Examples of PII include stored credit and debit card details, social media profiles and saved passwords.
You could manually erase every app, eliminate your web browsing history and all its related data, delete phone contacts and SMS histories, remove biometric data and erase media files.
Or you could do a factory reset.
This restores the phone to the condition it was in when you unboxed it.
It’ll have no idea which country it’s in, what WiFi network to connect to or – crucially – who you are.
Taking ten minutes to perform a full factory reset on Android saves many hours of manual deletion.

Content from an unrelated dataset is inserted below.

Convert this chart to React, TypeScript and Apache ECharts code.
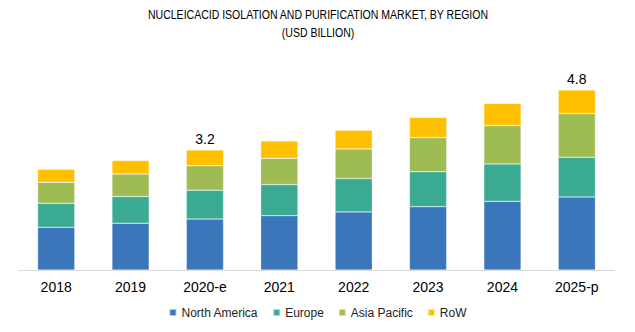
import React, { useEffect, useRef } from "react";
import * as echarts from "echarts";

const categories = ["2018", "2019", "2020-e", "2021", "2022", "2023", "2024", "2025-p"];
const northAmerica = [1.14, 1.25, 1.36, 1.45, 1.55, 1.69, 1.83, 1.95];
const europe = [0.64, 0.71, 0.77, 0.83, 0.89, 0.93, 1.0, 1.06];
const asiaPacific = [0.56, 0.6, 0.65, 0.7, 0.79, 0.91, 1.02, 1.16];
const row = [0.35, 0.36, 0.42, 0.46, 0.5, 0.54, 0.59, 0.63];
const totalLabels: (string | null)[] = [null, null, "3.2", null, null, null, null, "4.8"];

const font = "'Liberation Sans', Arial, sans-serif";

export default function App() {
  const ref = useRef<HTMLDivElement>(null);
  useEffect(() => {
    if (!ref.current) return;
    const chart = echarts.init(ref.current, undefined, { renderer: "svg" });
    const mk = (name: string, data: number[], color: string, last = false) => ({
      name,
      type: "bar",
      stack: "total",
      barWidth: "50%",
      itemStyle: { color, borderColor: "rgba(255,255,255,0.6)", borderWidth: 0.5 },
      data: last
        ? data.map((v, i) =>
            totalLabels[i]
              ? {
                  value: v,
                  label: {
                    show: true,
                    position: "top",
                    formatter: totalLabels[i],
                    color: "#000",
                    fontSize: 14,
                    fontFamily: font,
                    distance: 4,
                  },
                }
              : v
          )
        : data,
    });
    chart.setOption({
      animation: false,
      backgroundColor: "#fff",
      graphic: [
        {
          type: "text",
          x: 318,
          y: 6,
          scaleX: 0.81,
          style: {
            text: "NUCLEICACID ISOLATION AND PURIFICATION MARKET, BY REGION\n(USD BILLION)",
            textAlign: "center",
            fill: "#000",
            fontSize: 13,
            fontFamily: font,
            lineHeight: 18,
          },
        },
      ],
      legend: {
        top: 301.5,
        left: "center",
        itemWidth: 7,
        itemHeight: 7,
        itemGap: 14,
        icon: "rect",
        textStyle: { fontSize: 12, color: "#222", fontFamily: font },
        data: ["North America", "Europe", "Asia Pacific", "RoW"],
      },
      grid: { left: 19, right: 21, top: 82.5, bottom: 62 },
      xAxis: {
        type: "category",
        data: categories,
        axisLine: { lineStyle: { color: "#d9d9d9" } },
        axisTick: { show: false },
        axisLabel: { color: "#000", fontSize: 14, fontFamily: font, margin: 10 },
      },
      yAxis: {
        type: "value",
        min: 0,
        max: 5,
        show: false,
        splitLine: { show: false },
      },
      series: [
        mk("North America", northAmerica, "#3a76b9"),
        mk("Europe", europe, "#3aaa93"),
        mk("Asia Pacific", asiaPacific, "#9fbb53"),
        mk("RoW", row, "#ffc000", true),
      ],
    });
    return () => chart.dispose();
  }, []);
  return (
    <div
      ref={ref}
      style={{ position: "fixed", left: 0, top: 0, width: 635, height: 332 }}
    />
  );
}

It also ensures whoever receives your phone can’t view or access any PII.
But how do you perform a full factory reset on Android phones?
Back to the way things were
Firstly, it’s vitally important to ensure all PII and user preferences have successfully migrated across to the new handset.
That means phone contacts saved on the device as well as on the SIM card (which isn’t always the same thing).
It means media files which should either be stored in the cloud or on a microSD card.
It means password utilities, browser bookmarks, and ideally all the apps you had installed.
Once you’re confident the phone can be erased, it’s time to visit the Settings menu.
In newer versions of Android like 9, 10 and 11, the reset facility is located in Settings > System > Reset Options > Delete all data (also known as Erase all data or Factory data reset).
The phone will ask you to confirm the deletion of personal information and downloaded apps.
Clicking the Erase Everything or Reset button will begin to perform a full factory reset on Android.
The handset may restart once or even twice, before displaying a generic Welcome screen with a request to choose your preferred language.
From here, the phone can be safely recycled or disposed of without any PII coming back to haunt you at a later date.